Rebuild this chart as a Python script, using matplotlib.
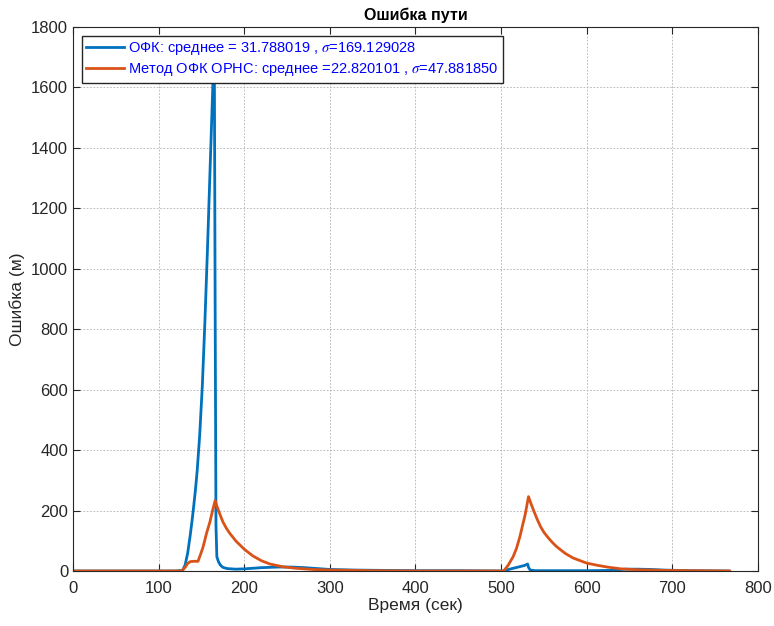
import matplotlib.pyplot as plt

# ОФК (blue) samples
t_ofk = [0, 50, 100, 120, 128, 131, 134, 137, 139, 141, 143, 145, 148, 151, 154, 157,
         160, 163, 165, 166, 167, 168, 170, 172, 175, 180, 190, 200, 210, 220, 240,
         255, 270, 285, 300, 330, 360, 400, 450, 500, 503, 510, 520, 527, 531, 532,
         534, 540, 560, 600, 630, 645, 660, 675, 690, 720, 765]
e_ofk = [0, 0, 0, 0, 2, 20, 60, 120, 165, 215, 268, 330, 450, 610, 820, 1060,
         1320, 1580, 1760, 900, 150, 47, 30, 20, 12, 8, 6, 7, 9, 11, 13,
         13, 11, 8, 5, 3, 2, 1, 1, 0, 0, 6, 13, 18, 23, 12,
         3, 1, 1, 1, 2, 6, 6, 5, 3, 1, 0]

# Метод ОФК ОРНС (orange)
t_orns = [0, 50, 100, 125, 128, 131, 134, 137, 141, 146, 149, 152, 156, 160, 163,
          166, 168, 171, 175, 179, 183, 190, 200, 210, 220, 230, 245, 260, 280, 300,
          350, 400, 450, 500, 503, 508, 514, 518, 522, 525, 528, 532, 535, 538, 542,
          546, 550, 555, 560, 565, 575, 584, 600, 612, 624, 640, 660, 690, 720, 767]
e_orns = [0, 0, 0, 0, 3, 12, 25, 31, 32, 32, 55, 80, 125, 163, 200,
          233, 215, 192, 163, 142, 125, 100, 72, 50, 34, 23, 14, 9, 5, 3,
          1, 0, 0, 0, 0, 18, 47, 75, 114, 150, 185, 246, 222, 200, 172,
          147, 128, 110, 94, 80, 58, 43, 26, 19, 13, 7, 4, 2, 1, 0]

mean_ofk, std_ofk = 31.788019, 169.129028
mean_orns, std_orns = 22.820101, 47.881850

plt.rcParams['font.family'] = ['Liberation Sans', 'DejaVu Sans']
plt.rcParams['mathtext.fontset'] = 'stix'

fig = plt.figure(figsize=(7.74, 6.26), dpi=100)
ax = fig.add_axes([0.0943, 0.0879, 0.885, 0.869])

ax.plot(t_ofk, e_ofk, color='#0072BD', lw=2,
        label='ОФК: среднее = %.6f , $\\sigma$=%.6f' % (mean_ofk, std_ofk))
ax.plot(t_orns, e_orns, color='#D95319', lw=2,
        label='Метод ОФК ОРНС: среднее =%.6f , $\\sigma$=%.6f' % (mean_orns, std_orns))

ax.set_xlim(0, 800)
ax.set_ylim(0, 1800)
ax.set_xticks(range(0, 801, 100))
ax.set_yticks(range(0, 1801, 200))
ax.grid(True, color='#b0b0b0', linestyle=(0, (2, 2)), linewidth=0.6)
ax.tick_params(direction='in', top=True, right=True, labelsize=12,
               colors='#262626', length=5)
ax.tick_params(axis='x', pad=7)
for s in ax.spines.values():
    s.set_color('#262626')
    s.set_linewidth(0.8)

ax.set_title('Ошибка пути', fontsize=11.5, fontweight='bold', pad=5)
ax.set_xlabel('Время (сек)', fontsize=12.5, color='#262626', labelpad=2)
ax.set_ylabel('Ошибка (м)', fontsize=12.5, color='#262626')

leg = ax.legend(loc='upper left', fontsize=10.5, frameon=True, fancybox=False,
                edgecolor='#262626', handlelength=2.6, handletextpad=0.3,
                borderpad=0.3, labelspacing=0.3, borderaxespad=0.6)
leg.get_frame().set_alpha(1)
for txt in leg.get_texts():
    txt.set_color('#0000ff')

fig.savefig('out.png', dpi=100)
-- -- --
§ Problem details:
Give back exactly the lines from the first line of the data through the line with "import matplotlib.pyplot as plt", pictures excluded.

§ Output of the exercise:
Rebuild this chart as a Python script, using matplotlib.
import matplotlib.pyplot as plt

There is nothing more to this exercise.